Mentre Bodhidharma fissava un muro in stato di meditazione, Hui-ko, il monaco che sarebbe divenuto il secondo Patriarca dello Zen, gli si avvicinò per chiedergli un insegnamento. Insistette più volte, ma Bodhidharma rifiutò di dargli alcuna istruzione. Tuttavia Hui-ko non si diede per vinto e rimase lì, seduto in meditazione tra la neve, fuori della grotta dove Bodhidharma stava fissando il suo muro, nella speranza che il maestro cambiasse idea. Alla fine, come gesto di disperazione e di estrema supplica, si tagliò il braccio sinistro e lo presentò a Bodhidharma. Allora, finalmente, Bodhidharma gli diede udienza, Hui-ko poté parlare e disse: “La mia mente non è in pace. Ti prego: acquietala”. Bodhidharma rispose: “Fammi vedere la tua mente inquieta e io te la pacificherò”. “Ma – obiettò Hui-ko – quando cerco la mia mente, non riesco ad afferrarla”. “Ora – urlò Bodhidharma – la tua mente è in pace”. Hui-ko ebbe un’importante realizzazione.
In un altro insegnamento dato sempre da Bodhidharma al suo successore, egli dice: “Lascia andare tutti i pensieri discorsivi e tutti gli attaccamenti. Fa riposare la tua mente”.
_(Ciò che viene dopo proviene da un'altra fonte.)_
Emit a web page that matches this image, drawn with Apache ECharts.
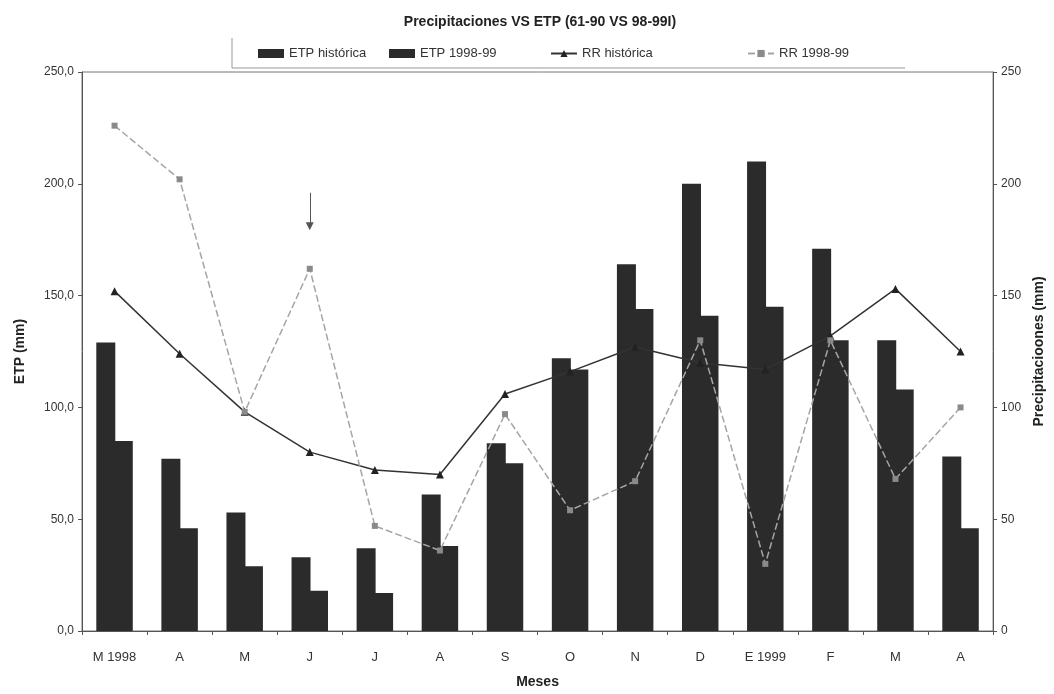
<!DOCTYPE html>
<html>
<head>
<meta charset="utf-8">
<script src="https://cdn.jsdelivr.net/npm/echarts@6/dist/echarts.min.js"></script>
<style>
html,body{margin:0;padding:0;background:#fff;}
#chart{width:1054px;height:694px;}
</style>
</head>
<body>
<div id="chart"></div>
<script>
var categories = ['M 1998','A','M','J','J','A','S','O','N','D','E 1999','F','M','A'];
var etpHistorica = [129, 77, 53, 33, 37, 61, 84, 122, 164, 200, 210, 171, 130, 78];
var etp9899 = [85, 46, 29, 18, 17, 38, 75, 117, 144, 141, 145, 130, 108, 46];
var rrHistorica = [152, 124, 98, 80, 72, 70, 106, 116, 127, 120, 117, 132, 153, 125];
var rr9899 = [226, 202, 98, 162, 47, 36, 97, 54, 67, 130, 30, 130, 68, 100];
var arrowAnnot = {catIndex: 3, from: 196, to: 181};

var FONT = '"Liberation Sans", Arial, sans-serif';
var chart = echarts.init(document.getElementById('chart'));

function legendAt(name, left, icon) {
  var l = {
    data: [{name: name, icon: icon}], left: left, top: 42, itemWidth: 26, itemHeight: 9, itemGap: 4,
    textStyle: {fontFamily: FONT, fontSize: 13, color: '#333'}
  };
  if (!icon) l.data = [name];
  return l;
}

chart.setOption({
  backgroundColor: '#fff',
  animation: false,
  title: {
    text: 'Precipitaciones VS ETP (61-90 VS 98-99I)',
    left: 535, top: 10, textAlign: 'center',
    textStyle: {fontFamily: FONT, fontSize: 14, fontWeight: 'bold', color: '#222'}
  },
  legend: [
    legendAt('ETP histórica', 253, 'rect'),
    legendAt('ETP 1998-99', 384, 'rect'),
    legendAt('RR histórica', 545),
    legendAt('RR 1998-99', 742)
  ],
  graphic: [
    {type: 'polyline', shape: {points: [[232, 38], [232, 68], [905, 68]]},
     style: {stroke: '#999', lineWidth: 1, fill: null}}
  ],
  grid: {left: 82, right: 57, top: 72, bottom: 63, show: true, borderColor: '#777', borderWidth: 1},
  xAxis: {
    type: 'category', data: categories, boundaryGap: true,
    name: 'Meses', nameLocation: 'middle', nameGap: 44,
    nameTextStyle: {fontFamily: FONT, fontSize: 14, fontWeight: 'bold', color: '#222'},
    axisLine: {lineStyle: {color: '#555'}},
    axisTick: {show: true, alignWithLabel: false, lineStyle: {color: '#555'}, length: 4},
    axisLabel: {fontFamily: FONT, fontSize: 13, color: '#333', margin: 20}
  },
  yAxis: [
    {
      type: 'value', min: 0, max: 250, interval: 50, position: 'left',
      name: 'ETP (mm)', nameLocation: 'middle', nameGap: 55, nameRotate: 90,
      nameTextStyle: {fontFamily: FONT, fontSize: 14, fontWeight: 'bold', color: '#222'},
      axisLine: {show: true, lineStyle: {color: '#555'}},
      axisTick: {show: true, inside: false, length: 4, lineStyle: {color: '#555'}},
      splitLine: {show: false},
      axisLabel: {fontFamily: FONT, fontSize: 12, color: '#333', margin: 8,
        formatter: function (v) { return v.toFixed(1).replace('.', ','); }}
    },
    {
      type: 'value', min: 0, max: 250, interval: 50, position: 'right',
      name: 'Precipitacioones (mm)', nameLocation: 'middle', nameGap: 38, nameRotate: 90,
      nameTextStyle: {fontFamily: FONT, fontSize: 14, fontWeight: 'bold', color: '#222'},
      axisLine: {show: true, lineStyle: {color: '#555'}},
      axisTick: {show: true, length: 4, lineStyle: {color: '#555'}},
      splitLine: {show: false},
      axisLabel: {fontFamily: FONT, fontSize: 12, color: '#333', margin: 8}
    }
  ],
  series: [
    {
      name: 'ETP histórica', type: 'bar', yAxisIndex: 0, data: etpHistorica,
      barWidth: 19, barGap: '-8%', itemStyle: {color: '#2b2b2b'}
    },
    {
      name: 'ETP 1998-99', type: 'bar', yAxisIndex: 0, data: etp9899,
      barWidth: 19, barGap: '-8%', itemStyle: {color: '#2b2b2b'}
    },
    {
      name: 'RR histórica', type: 'line', yAxisIndex: 1, data: rrHistorica,
      symbol: 'triangle', symbolSize: 8,
      lineStyle: {color: '#333', width: 1.5}, itemStyle: {color: '#222'}
    },
    {
      name: 'RR 1998-99', type: 'line', yAxisIndex: 1, data: rr9899,
      symbol: 'rect', symbolSize: 6,
      lineStyle: {color: '#a5a5a5', width: 1.5, type: [7, 3]}, itemStyle: {color: '#8a8a8a'},
      markLine: {
        silent: true, symbol: ['none', 'triangle'], symbolSize: [8, 8], symbolRotate: 180,
        label: {show: false},
        lineStyle: {color: '#555', width: 1, type: 'solid'},
        data: [[{coord: [arrowAnnot.catIndex, arrowAnnot.from]},
                {coord: [arrowAnnot.catIndex, arrowAnnot.to]}]]
      }
    }
  ]
});
</script>
</body>
</html>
La mente è inquieta. Ma lo scherzo diabolico che ci fa continuamente è l’inquietudine provocata dal fatto che essa stessa è inquieta: è il problema di Hui-ko. Dice: ho la mente inquieta. Ma dirlo vuol dire perpetuare quella situazione. Preoccuparsi dell’inquietudine: è l’inquietudine al quadrato! Come abbiamo già detto, la risposta zen ben poche volte è alla domanda posta. Che senso avrebbe avuto se Bodhidharma avesse detto: calmala? E infatti Bodhidharma conduce Hui-ko in se stesso, verso quel vuoto che pure abita in lui, senza che ne sia consapevole. Quella mente di cui ti lamenti, cos’è? Dov’è? È come nella vipassana: osservo il mio stato di rabbia, ed ecco che si scioglie impercettibilmente, dolcemente.
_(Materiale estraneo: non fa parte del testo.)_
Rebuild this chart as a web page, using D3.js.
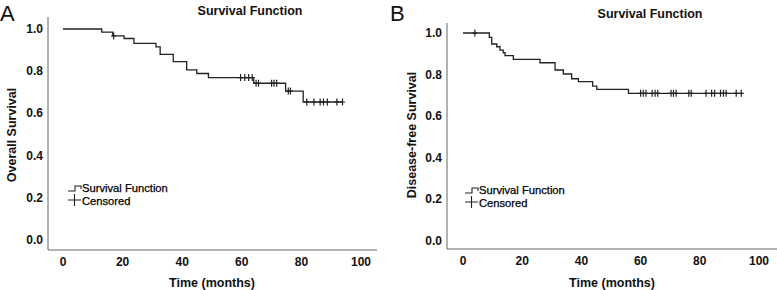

Eppure c’era, sì: c’era qualcosa, ne sono sicuro. Ma ora?
La ricerca della pacificazione della mente è un ulteriore atteggiamento dualistico. È per questo che è importante meditare senza perché: altrimenti saremmo sempre degli schiavi, degli accattoni. Ma anche la ricerca stessa della mente fa ricadere in un’analoga situazione: Hui-ko si era dato a disquisizioni interiori di tipo filosofico sulla sua mente. Com’è la mia mente? Di che natura è? È calma? Si era creato il suo concetto, si era costruito la sua prigione, il suo trabocchetto. Appena dici: ho una mente; e poi la guardi e la vedi inquieta, è ovvio: il problema sorge, ma sei solo tu la sua causa.